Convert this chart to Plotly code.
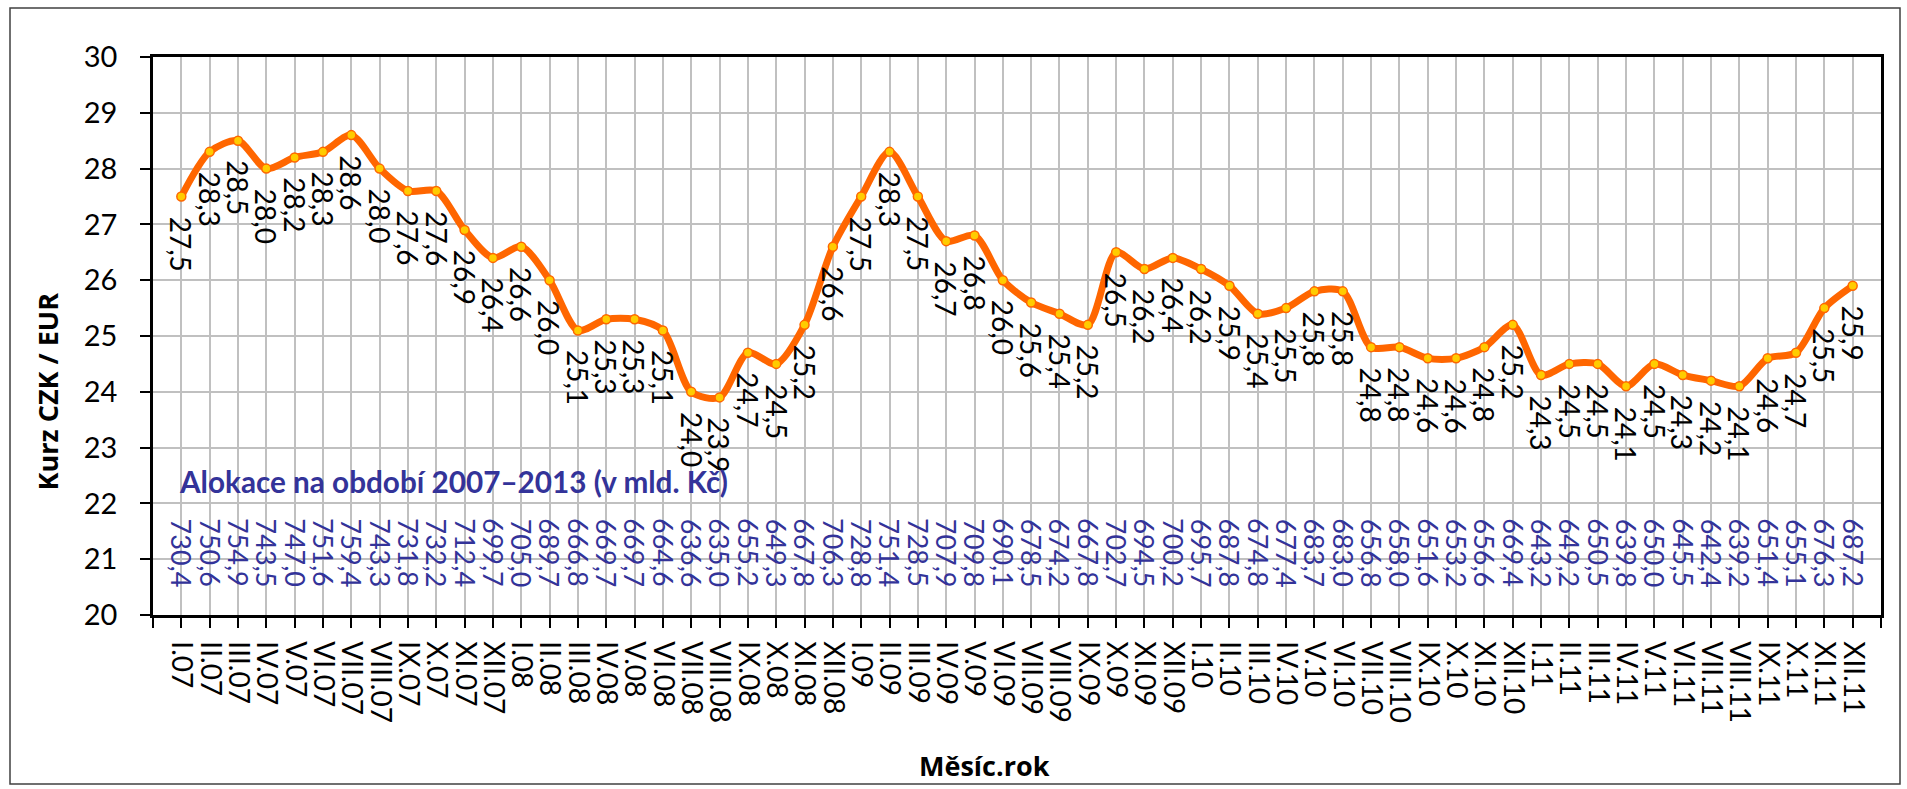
import plotly.graph_objects as go

mesice = ["I", "II", "III", "IV", "V", "VI", "VII", "VIII", "IX", "X", "XI", "XII"]
roky = ["07", "08", "09", "10", "11"]
kategorie = [m + "." + r for r in roky for m in mesice]

# kurz CZK/EUR (mesicni prumer)
kurz = [27.5, 28.3, 28.5, 28.0, 28.2, 28.3, 28.6, 28.0, 27.6, 27.6, 26.9, 26.4,
        26.6, 26.0, 25.1, 25.3, 25.3, 25.1, 24.0, 23.9, 24.7, 24.5, 25.2, 26.6,
        27.5, 28.3, 27.5, 26.7, 26.8, 26.0, 25.6, 25.4, 25.2, 26.5, 26.2, 26.4,
        26.2, 25.9, 25.4, 25.5, 25.8, 25.8, 24.8, 24.8, 24.6, 24.6, 24.8, 25.2,
        24.3, 24.5, 24.5, 24.1, 24.5, 24.3, 24.2, 24.1, 24.6, 24.7, 25.5, 25.9]

# alokace 2007-2013 v mld. Kc
alokace = [730.4, 750.6, 754.9, 743.5, 747.0, 751.6, 759.4, 743.3, 731.8, 732.2, 712.4, 699.7,
           705.0, 689.7, 666.8, 669.7, 669.7, 664.6, 636.6, 635.0, 655.2, 649.3, 667.8, 706.3,
           728.8, 751.4, 728.5, 707.9, 709.8, 690.1, 678.5, 674.2, 667.8, 702.7, 694.5, 700.2,
           695.7, 687.8, 674.8, 677.4, 683.7, 683.0, 656.8, 658.0, 651.6, 653.2, 656.6, 669.4,
           643.2, 649.2, 650.5, 639.8, 650.0, 645.5, 642.4, 639.2, 651.4, 655.1, 676.3, 687.2]

ALOKACE_Y = 22  # uroven radku s alokaci
FONT = "Lato, 'Open Sans', sans-serif"
FONT_B = "'Open Sans', Lato, sans-serif"
MODRA = "#333399"

def cz(v):
    return f"{v:.1f}".replace(".", ",")

x = list(range(len(kurz)))

fig = go.Figure()
fig.add_trace(go.Scatter(
    x=x, y=kurz, mode="lines+markers",
    line=dict(color="#FF6600", width=7, shape="spline", smoothing=0.8),
    marker=dict(size=9, color="#FFCC00", line=dict(color="#FF6600", width=1.5)),
    hoverinfo="skip", showlegend=False,
))

ann = []
for i, v in enumerate(kurz):
    ann.append(dict(x=i, y=v, text=cz(v), showarrow=False, textangle=90,
                    xanchor="center", yanchor="top", yshift=-18,
                    font=dict(family=FONT, size=28, color="black")))
for i, v in enumerate(alokace):
    ann.append(dict(x=i, y=ALOKACE_Y, text=cz(v), showarrow=False, textangle=90,
                    xanchor="center", yanchor="top", yshift=-13,
                    font=dict(family=FONT, size=27, color=MODRA)))

ann.append(dict(xref="paper", yref="paper", x=0.014, y=0.24, xanchor="left", yanchor="middle",
                text="<b>Alokace na období 2007–2013 (v mld. Kč)</b>", showarrow=False,
                font=dict(family=FONT, size=29.7, color=MODRA)))
ann.append(dict(xref="paper", yref="paper", x=-0.061, y=0.40, textangle=-90,
                xanchor="center", yanchor="middle",
                text="<b>Kurz CZK / EUR</b>", showarrow=False,
                font=dict(family=FONT_B, size=27, color="black")))
ann.append(dict(xref="paper", yref="paper", x=0.481, y=-0.269,
                xanchor="center", yanchor="middle",
                text="<b>Měsíc.rok</b>", showarrow=False,
                font=dict(family=FONT_B, size=27, color="black")))

fig.update_layout(
    width=1907, height=789,
    margin=dict(l=153, r=26, t=57, b=174),
    paper_bgcolor="white", plot_bgcolor="white",
    annotations=ann,
    shapes=[dict(type="rect", xref="paper", yref="paper",
                 x0=-143 / 1728, x1=1747 / 1728, y0=-169 / 558, y1=607 / 558,
                 line=dict(color="#404040", width=1.5))],
)
fig.update_xaxes(
    range=[-1, len(kurz)], tickmode="array",
    tickvals=list(range(-1, len(kurz) + 1)), ticktext=[""] + kategorie + [""],
    tickangle=90, ticks="outside", ticklen=10, tickwidth=2, tickcolor="black",
    showline=True, linecolor="black", linewidth=2.5, mirror=True,
    showgrid=True, gridcolor="#C0C0C0", gridwidth=2, zeroline=False,
    tickfont=dict(family=FONT, size=28, color="black"), ticklabelstandoff=8,
)
fig.update_yaxes(
    range=[20, 30], dtick=1, ticks="outside", ticklen=10, tickwidth=2, tickcolor="black",
    showline=True, linecolor="black", linewidth=2.5, mirror=True,
    showgrid=True, gridcolor="#C0C0C0", gridwidth=2, zeroline=False,
    tickfont=dict(family=FONT, size=29, color="black"), ticklabelstandoff=17,
)

fig.write_html("out.html", config={"displayModeBar": False},
               post_script="document.body.style.margin='0';")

*****

Given instruction:
Repeat the lines above, starting at the first and stopping after the line that holds "kategorie = [m", with the pictures left out.

Task result:
Convert this chart to Plotly code.
import plotly.graph_objects as go

mesice = ["I", "II", "III", "IV", "V", "VI", "VII", "VIII", "IX", "X", "XI", "XII"]
roky = ["07", "08", "09", "10", "11"]
kategorie = [m + "." + r for r in roky for m in mesice]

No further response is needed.